Free Cash Flow, calculated as cash from operations minus capital expenditures, reflects the cash available after maintaining or expanding asset base. For 2023, Ford's FCF was roughly $0.6 billion ($8.4B operating cash - $7.8B capital expenditures), showing tight cash flow after investment, an important signal for investors regarding dividend sustainability and future flexibility (Dahlquist & Knight, 2022).

These metrics provide a clearer picture than net income alone. While Ford may show profits on its Income Statement, these cash flow ratios offer real insights into whether those profits are translating into spendable, investable cash, a critical distinction in financial analysis.

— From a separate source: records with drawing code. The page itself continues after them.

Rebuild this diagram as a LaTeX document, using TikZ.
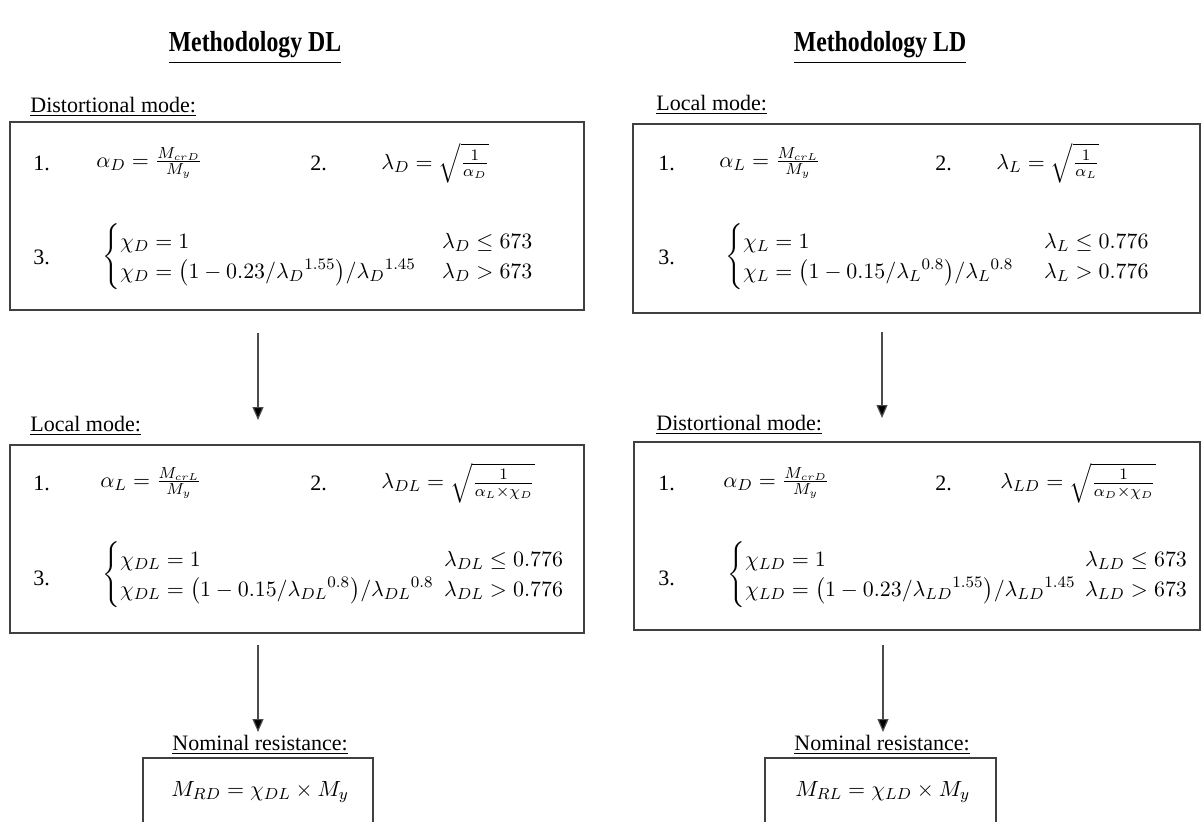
\documentclass[tikz,border=0pt]{standalone}
\usepackage{amsmath}
\usepackage{amssymb}
\usepackage{graphicx}
\usepackage{fontspec}
\setmainfont{Liberation Serif}
\usetikzlibrary{arrows.meta, positioning}

\begin{document}
\begin{tikzpicture}[x=0.5pt, y=-0.5pt,
    box/.style={rectangle, draw=black!75, line width=0.9pt, inner sep=0pt},
    ttl/.style={font=\bfseries\fontsize{14.5}{16}\selectfont, inner sep=0pt},
    lbl/.style={anchor=west, font=\fontsize{11}{13}\selectfont, inner sep=0pt},
    num/.style={anchor=west, font=\fontsize{11}{13}\selectfont, inner sep=0pt},
    eqn/.style={anchor=west, font=\fontsize{11}{12.5}\selectfont, inner sep=0pt},
    arr/.style={-{Triangle[length=6.5pt, width=5.5pt, fill=black]}, draw=black!70, line width=0.6pt}
]
    \useasboundingbox (0,0) rectangle (1203,821);
    \clip (0,0) rectangle (1203,821);

    % Titles
    \node[ttl] (tDL) at (255,48) {\scalebox{0.82}[1]{\underline{Methodology DL}}};
    \node[ttl] (tLD) at (880,48) {\scalebox{0.82}[1]{\underline{Methodology LD}}};

    % Methodology DL, distortional mode
    \node[lbl] (lDL1) at (30,107) {\underline{Distortional mode:}};
    \node[box, minimum width=287pt, minimum height=94pt] (bDL1) at (297,216) {};
    \node[num] (nDL11) at (33,163) {1.};
    \node[eqn] (eDL11) at (96,163) {$\alpha_D = \frac{M_{crD}}{M_y}$};
    \node[num] (nDL12) at (310,163) {2.};
    \node[eqn] (eDL12) at (381,163) {$\lambda_D = \sqrt{\frac{1}{\alpha_D}}$};
    \node[num] (nDL13) at (33,257) {3.};
    \node[eqn] (eDL13) at (102,257) {$\begin{cases}
        \makebox[150pt][l]{$\chi_D = 1$} & \lambda_D \leq 673\\
        \makebox[150pt][l]{$\chi_D = \bigl(1-0.23/{\lambda_D}^{1.55}\bigr)/{\lambda_D}^{1.45}$} & \lambda_D > 673
    \end{cases}$};

    % Methodology DL, local mode
    \node[lbl] (lDL2) at (30,426) {\underline{Local mode:}};
    \node[box, minimum width=287pt, minimum height=94pt] (bDL2) at (297,539) {};
    \node[num] (nDL21) at (33,483) {1.};
    \node[eqn] (eDL21) at (100,483) {$\alpha_L = \frac{M_{crL}}{M_y}$};
    \node[num] (nDL22) at (310,483) {2.};
    \node[eqn] (eDL22) at (381,483) {$\lambda_{DL} = \sqrt{\frac{1}{\alpha_L\times\chi_D}}$};
    \node[num] (nDL23) at (33,578) {3.};
    \node[eqn] (eDL23) at (102,575) {$\begin{cases}
        \makebox[151pt][l]{$\chi_{DL} = 1$} & \lambda_{DL} \leq 0.776\\
        \makebox[151pt][l]{$\chi_{DL} = \bigl(1-0.15/{\lambda_{DL}}^{0.8}\bigr)/{\lambda_{DL}}^{0.8}$} & \lambda_{DL} > 0.776
    \end{cases}$};

    % Methodology DL, nominal resistance
    \node[lbl] (lDL3) at (172,745) {\underline{Nominal resistance:}};
    \node[box, minimum width=115pt, minimum height=46pt] (bDL3) at (258,804) {};
    \node[eqn] (eDL3) at (171,792) {$M_{RD} = \chi_{DL}\times M_y$};

    % Methodology LD, local mode
    \node[lbl] (lLD1) at (656,105) {\underline{Local mode:}};
    \node[box, minimum width=283.5pt, minimum height=94.5pt] (bLD1) at (916.5,218.5) {};
    \node[num] (nLD11) at (658,163) {1.};
    \node[eqn] (eLD11) at (719,163) {$\alpha_L = \frac{M_{crL}}{M_y}$};
    \node[num] (nLD12) at (935,163) {2.};
    \node[eqn] (eLD12) at (996,163) {$\lambda_L = \sqrt{\frac{1}{\alpha_L}}$};
    \node[num] (nLD13) at (658,257) {3.};
    \node[eqn] (eLD13) at (725,257) {$\begin{cases}
        \makebox[139.5pt][l]{$\chi_L = 1$} & \lambda_L \leq 0.776\\
        \makebox[139.5pt][l]{$\chi_L = \bigl(1-0.15/{\lambda_L}^{0.8}\bigr)/{\lambda_L}^{0.8}$} & \lambda_L > 0.776
    \end{cases}$};

    % Methodology LD, distortional mode
    \node[lbl] (lLD2) at (656,425) {\underline{Distortional mode:}};
    \node[box, minimum width=283pt, minimum height=94pt] (bLD2) at (917,536) {};
    \node[num] (nLD21) at (658,483) {1.};
    \node[eqn] (eLD21) at (723,483) {$\alpha_D = \frac{M_{crD}}{M_y}$};
    \node[num] (nLD22) at (935,483) {2.};
    \node[eqn] (eLD22) at (1000,483) {$\lambda_{LD} = \sqrt{\frac{1}{\alpha_D\times\chi_D}}$};
    \node[num] (nLD23) at (658,578) {3.};
    \node[eqn] (eLD23) at (727,575) {$\begin{cases}
        \makebox[159pt][l]{$\chi_{LD} = 1$} & \lambda_{LD} \leq 673\\
        \makebox[159pt][l]{$\chi_{LD} = \bigl(1-0.23/{\lambda_{LD}}^{1.55}\bigr)/{\lambda_{LD}}^{1.45}$} & \lambda_{LD} > 673
    \end{cases}$};

    % Methodology LD, nominal resistance
    \node[lbl] (lLD3) at (794,745) {\underline{Nominal resistance:}};
    \node[box, minimum width=115.5pt, minimum height=46pt] (bLD3) at (880.5,804) {};
    \node[eqn] (eLD3) at (795,792) {$M_{RL} = \chi_{LD}\times M_y$};

    % Arrows
    \coordinate (aDL1s) at (258,333);
    \coordinate (aDL1e) at (258,420);
    \coordinate (aDL2s) at (258,645);
    \coordinate (aDL2e) at (258,732);
    \coordinate (aLD1s) at (882,332);
    \coordinate (aLD1e) at (882,418);
    \coordinate (aLD2s) at (883,645);
    \coordinate (aLD2e) at (883,732);
    \draw[arr] (aDL1s) -- (aDL1e);
    \draw[arr] (aDL2s) -- (aDL2e);
    \draw[arr] (aLD1s) -- (aLD1e);
    \draw[arr] (aLD2s) -- (aLD2e);
\end{tikzpicture}
\end{document}
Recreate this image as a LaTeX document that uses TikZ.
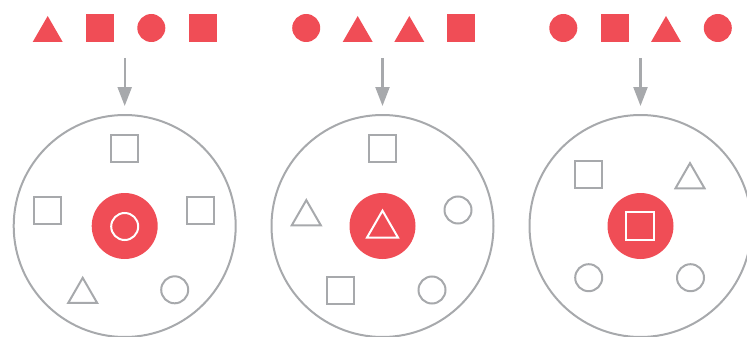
\documentclass[tikz,border=0pt]{standalone}
\usetikzlibrary{shapes.geometric,arrows.meta}
\definecolor{accent}{HTML}{F04D56}
\definecolor{stone}{HTML}{A7A9AC}
\tikzset{
  every node/.style={outer sep=0pt, inner sep=0pt},
  % filled tokens in the input rows
  tokdisc/.style={circle, fill=accent, minimum size=28pt},
  toksq/.style={rectangle, fill=accent, minimum size=28pt},
  toktri/.style={regular polygon, regular polygon sides=3, fill=accent, minimum size=34.6pt},
  % pools and their contents
  pool/.style={circle, draw=stone, line width=2pt, minimum size=222pt},
  hub/.style={circle, fill=accent, minimum size=66pt},
  gsq/.style={rectangle, draw=stone, line width=2pt, minimum size=27pt},
  gdisc/.style={circle, draw=stone, line width=2pt, minimum size=27pt},
  gtri/.style={regular polygon, regular polygon sides=3, draw=stone, line width=2pt, minimum size=33.5pt},
  wsq/.style={rectangle, draw=white, line width=2pt, minimum size=28pt},
  wdisc/.style={circle, draw=white, line width=2pt, minimum size=27pt},
  wtri/.style={regular polygon, regular polygon sides=3, draw=white, line width=2pt, minimum size=35.8pt},
  feed/.style={draw=stone, line width=2.3pt, -{Triangle[width=14pt,length=19pt]}, shorten >=9pt}
}
\begin{document}
\begin{tikzpicture}[x=1pt,y=-1pt]
\useasboundingbox (0,0) rectangle (747,337);

% input row 1
\node[toktri]  (r1a) at (47.7,33.3) {};
\node[toksq]   (r1b) at (100,28) {};
\node[tokdisc] (r1c) at (151.3,28) {};
\node[toksq]   (r1d) at (203,28) {};
% input row 2
\node[tokdisc] (r2a) at (306.2,28) {};
\node[toktri]  (r2b) at (357.7,33.3) {};
\node[toktri]  (r2c) at (409.3,33.3) {};
\node[toksq]   (r2d) at (461,28) {};
% input row 3
\node[tokdisc] (r3a) at (563.3,28) {};
\node[toksq]   (r3b) at (615,28) {};
\node[toktri]  (r3c) at (666,33.3) {};
\node[tokdisc] (r3d) at (717.8,28) {};

% pool 1
\node[pool] (p1) at (124.7,226) {};
\node[hub]  (h1) at (124.7,226) {};
\node[wdisc] (h1s) at (124.7,226.5) {};
\node[gsq]   (p1a) at (124.3,148.8) {};
\node[gsq]   (p1b) at (47.7,210.2) {};
\node[gsq]   (p1c) at (200.2,210.2) {};
\node[gtri]  (p1d) at (82.7,294.6) {};
\node[gdisc] (p1e) at (174.7,289.8) {};

% pool 2
\node[pool] (p2) at (382.5,226) {};
\node[hub]  (h2) at (382.5,226) {};
\node[wtri]  (h2s) at (382.5,228.6) {};
\node[gsq]   (p2a) at (382,148.8) {};
\node[gtri]  (p2b) at (306.3,216.9) {};
\node[gdisc] (p2c) at (458,210) {};
\node[gsq]   (p2d) at (340.3,290) {};
\node[gdisc] (p2e) at (432,290) {};

% pool 3
\node[pool] (p3) at (640.5,226) {};
\node[hub]  (h3) at (640.5,226) {};
\node[wsq]   (h3s) at (640.3,226.3) {};
\node[gsq]   (p3a) at (588.3,174.7) {};
\node[gtri]  (p3b) at (690,179.9) {};
\node[gdisc] (p3c) at (588.7,277.7) {};
\node[gdisc] (p3d) at (690.5,277.7) {};

% feeds from the rows into the pools
\coordinate (f1) at (124.7,58);
\coordinate (f2) at (382.5,58);
\coordinate (f3) at (640.5,58);
\draw[feed] (f1) -- (p1.north);
\draw[feed] (f2) -- (p2.north);
\draw[feed] (f3) -- (p3.north);
\end{tikzpicture}
\end{document}
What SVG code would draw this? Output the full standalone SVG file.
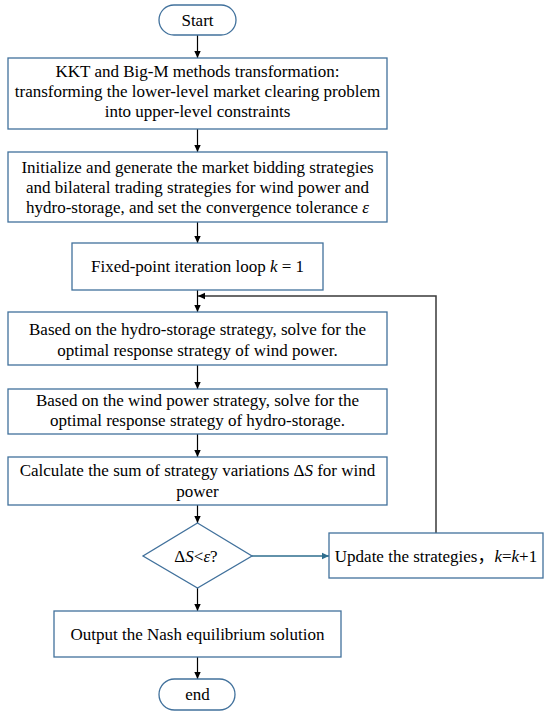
<svg xmlns="http://www.w3.org/2000/svg" width="550" height="714" viewBox="0 0 550 714">
<style>
.box{fill:#fff;stroke:#41719c;stroke-width:1.3}
.t{font-family:'Liberation Serif','Noto Sans CJK SC',serif;font-size:17px;fill:#000;text-anchor:middle}
.i{font-style:italic}
.ln{stroke:#000;stroke-width:1.2;fill:none}
</style>
<defs>
<marker id="ah" markerWidth="8" markerHeight="8" refX="7" refY="4" orient="auto" markerUnits="userSpaceOnUse"><path d="M0,0.8 L7,4 L0,7.2 Z" fill="#000"/></marker>
<marker id="ahb" markerWidth="8" markerHeight="8" refX="7" refY="4" orient="auto" markerUnits="userSpaceOnUse"><path d="M0,0.8 L7,4 L0,7.2 Z" fill="#2e6e8e"/></marker>
</defs>
<rect width="550" height="714" fill="#fff"/>
<g id="connectors">
<line class="ln" x1="197.5" y1="35" x2="197.5" y2="58" marker-end="url(#ah)"/>
<line class="ln" x1="197.5" y1="129" x2="197.5" y2="152" marker-end="url(#ah)"/>
<line class="ln" x1="197.5" y1="222" x2="197.5" y2="243" marker-end="url(#ah)"/>
<line class="ln" x1="197.5" y1="290" x2="197.5" y2="312" marker-end="url(#ah)"/>
<line class="ln" x1="197.5" y1="365" x2="197.5" y2="389" marker-end="url(#ah)"/>
<line class="ln" x1="197.5" y1="434" x2="197.5" y2="457" marker-end="url(#ah)"/>
<line class="ln" x1="197.5" y1="505" x2="197.5" y2="523" marker-end="url(#ah)"/>
<line class="ln" x1="197.5" y1="588" x2="197.5" y2="611" marker-end="url(#ah)"/>
<line class="ln" x1="197.5" y1="657" x2="197.5" y2="679" marker-end="url(#ah)"/>
<line x1="252" y1="556" x2="329" y2="556" stroke="#2e6e8e" stroke-width="1.3" marker-end="url(#ahb)"/>
<polyline points="436,533 436,296 198,296" fill="none" stroke="#3a3a3a" stroke-width="1.5" marker-end="url(#ah)"/>
</g>
<g id="start">
<rect class="box" x="159" y="5" width="77" height="30" rx="15" ry="15"/>
<text class="t" x="197.5" y="26">Start</text>
</g>
<g id="kkt">
<rect class="box" x="8" y="58" width="379" height="71"/>
<text class="t" x="197.5" y="77">KKT and Big-M methods transformation:</text>
<text class="t" x="197.5" y="97">transforming the lower-level market clearing problem</text>
<text class="t" x="197.5" y="117">into upper-level constraints</text>
</g>
<g id="init">
<rect class="box" x="8" y="152" width="379" height="70"/>
<text class="t" x="197.5" y="173">Initialize and generate the market bidding strategies</text>
<text class="t" x="197.5" y="193">and bilateral trading strategies for wind power and</text>
<text class="t" x="197.5" y="213">hydro-storage, and set the convergence tolerance <tspan class="i">ε</tspan></text>
</g>
<g id="loop">
<rect class="box" x="72" y="243" width="251" height="47"/>
<text class="t" x="197.5" y="272">Fixed-point iteration loop <tspan class="i">k</tspan> = 1</text>
</g>
<g id="wind">
<rect class="box" x="8" y="312" width="379" height="53"/>
<text class="t" x="197.5" y="335">Based on the hydro-storage strategy, solve for the</text>
<text class="t" x="197.5" y="356">optimal response strategy of wind power.</text>
</g>
<g id="hydro">
<rect class="box" x="8" y="389" width="379" height="45"/>
<text class="t" x="197.5" y="406">Based on the wind power strategy, solve for the</text>
<text class="t" x="197.5" y="426">optimal response strategy of hydro-storage.</text>
</g>
<g id="calc">
<rect class="box" x="8" y="457" width="379" height="48"/>
<text class="t" x="197.5" y="476">Calculate the sum of strategy variations Δ<tspan class="i">S</tspan> for wind</text>
<text class="t" x="197.5" y="497">power</text>
</g>
<g id="decision">
<polygon class="box" points="197.5,523 252,556 197.5,588 143,556"/>
<text class="t" x="196" y="562">Δ<tspan class="i">S</tspan>&lt;<tspan class="i">ε</tspan>?</text>
</g>
<g id="update">
<rect class="box" x="329" y="533" width="214" height="45"/>
<text class="t" x="436" y="562">Update the strategies，<tspan class="i">k</tspan>=<tspan class="i">k</tspan>+1</text>
</g>
<g id="output">
<rect class="box" x="54" y="611" width="287" height="46"/>
<text class="t" x="197.5" y="640">Output the Nash equilibrium solution</text>
</g>
<g id="end">
<rect class="box" x="159" y="679" width="76" height="31" rx="15.5" ry="15.5"/>
<text class="t" x="197.5" y="700">end</text>
</g>
</svg>
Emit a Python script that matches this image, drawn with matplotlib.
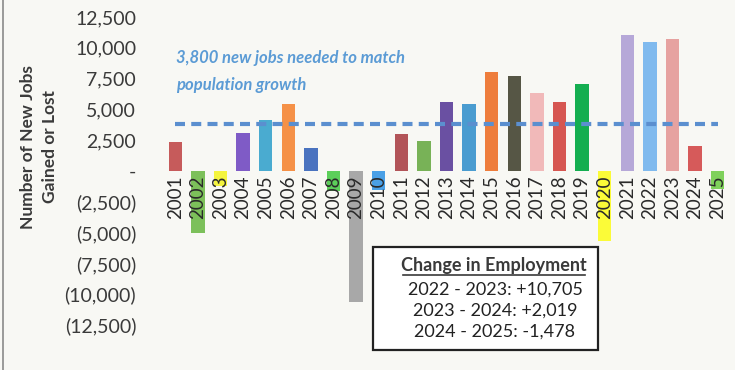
import matplotlib
matplotlib.use("Agg")
import matplotlib.pyplot as plt
from matplotlib.patches import Rectangle
from matplotlib.lines import Line2D
from matplotlib.ticker import FuncFormatter

plt.rcParams['font.family'] = ['Lato', 'DejaVu Sans']

years = [str(y) for y in range(2001, 2026)]
jobs = [2330, -5000, -1250, 3090, 4120, 5460, 1870, -1650, -10600, -1550,
        2980, 2410, 5630, 5440, 8040, 7740, 6360, 5580, 7080, -5720,
        11020, 10475, 10705, 2019, -1478]
bar_colors = ['#c65b5b', '#7cc05a', '#f4f43e', '#7f5bc6', '#4aabd0', '#f59147',
              '#4a73bf', '#5ccf5a', '#a8a8a8', '#4aa0e6',
              '#b25458', '#78b257', '#6a50a2', '#4a9cd0', '#ee7d3c', '#565645',
              '#f1b9b9', '#d65651', '#14ae50', '#fbfb38',
              '#b6a8d8', '#80baee', '#e6a2a0', '#d65a5a', '#7fd15b']
target = 3800
changes = ['2022 - 2023: +10,705', '2023 - 2024: +2,019', '2024 - 2025: -1,478']

W, H = 735, 370
bg = '#f8f8f4'
txt = '#3a3a3a'


def px(x, y):
    # pixel position (from top-left) to figure fraction
    return x / W, 1 - y / H


def fmt(v, pos):
    if v == 0:
        return '-'
    if v < 0:
        return '({:,.0f})'.format(-v)
    return '{:,.0f}'.format(v)


fig = plt.figure(figsize=(7.35, 3.7), dpi=100, facecolor=bg)
ax = fig.add_axes([164 / W, 1 - 325 / H, (729 - 164) / W, (325 - 17) / H])
ax.set_facecolor(bg)

xs = list(range(len(years)))
ax.bar(xs, jobs, width=0.59, color=bar_colors, zorder=1)
ax.plot([xs[0], xs[-1]], [target, target], color='#5b8fcf', lw=3,
        dashes=(2.4, 1.5), zorder=3)

ax.text(0.05, 9150, '3,800 new jobs needed to match', color='#5b9bd5',
        fontsize=12, fontweight='bold', fontstyle='italic', va='center')
ax.text(0.05, 6950, 'population growth', color='#5b9bd5',
        fontsize=12, fontweight='bold', fontstyle='italic', va='center')

ax.set_xlim(-0.5, len(years) - 0.5)
ax.set_ylim(-12500, 12500)
ax.spines['bottom'].set_position(('data', 0))
for s in ax.spines.values():
    s.set_visible(False)
ax.set_yticks(range(-12500, 12501, 2500))
ax.yaxis.set_major_formatter(FuncFormatter(fmt))
ax.set_xticks(xs)
ax.set_xticklabels(years)
ax.tick_params(axis='x', length=0, pad=3, labelsize=13.5, labelcolor='#2a2a2a',
               labelrotation=90)
ax.tick_params(axis='y', length=0, pad=20, labelsize=14, labelcolor=txt)

fig.text(*px(39, 147), 'Number of New Jobs\nGained or Lost', rotation=90,
         ha='center', va='center', multialignment='center',
         fontsize=12.5, fontweight='bold', color=txt, linespacing=1.5)

# summary box
x0, y0 = px(373, 350)
x1, y1 = px(598, 247)
fig.patches.append(Rectangle((x0, y0), x1 - x0, y1 - y0, transform=fig.transFigure,
                             facecolor='white', edgecolor='#222222', lw=1.6, zorder=5))
fig.text(*px(494, 265), 'Change in Employment', ha='center', va='center',
         fontsize=13, fontweight='bold', color=txt, zorder=6)
ux0, uy = px(403, 275)
ux1, _ = px(585, 275)
fig.lines.append(Line2D([ux0, ux1], [uy, uy], transform=fig.transFigure,
                        color=txt, lw=1.2, zorder=6))
for line, yy in zip(changes, [290, 311, 332]):
    fig.text(*px(495, yy), line, ha='center', va='center', fontsize=13,
             color='#222222', zorder=6)

# frame edge on the left
fig.lines.append(Line2D([2.5 / W, 2.5 / W], [0, 1], transform=fig.transFigure,
                        color='#8a8a8a', lw=1.2))

fig.savefig('out.png', dpi=100, facecolor=bg)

Cash Flow Forecasting and Management:

Effective cash flow forecasting and management are crucial for manufacturing companies like Ford Motor Company, where high capital requirements and operational complexity create cash flow volatility. Forecasting helps ensure liquidity and supports strategic planning.

Manufacturers often use the receipts and disbursements method, which projects cash inflows from customer payments and outflows for expenses, or the percentage-of-sales method, which links cash flow to expected sales (Bragg, 2006). These tools help anticipate funding needs and investment opportunities.

Cash flow management focuses on improving working capital. This includes accelerating receivables collection, managing payables timing, and maintaining lean inventory. Access to credit can also provide flexibility during shortfalls. Ford's 2024 Annual Report highlights its proactive approach to managing liquidity and supporting long-term growth during its EV transition (Ford Motor Company, 2024).

Strong forecasting and cash management enable companies like Ford to navigate uncertainty while maintaining financial stability.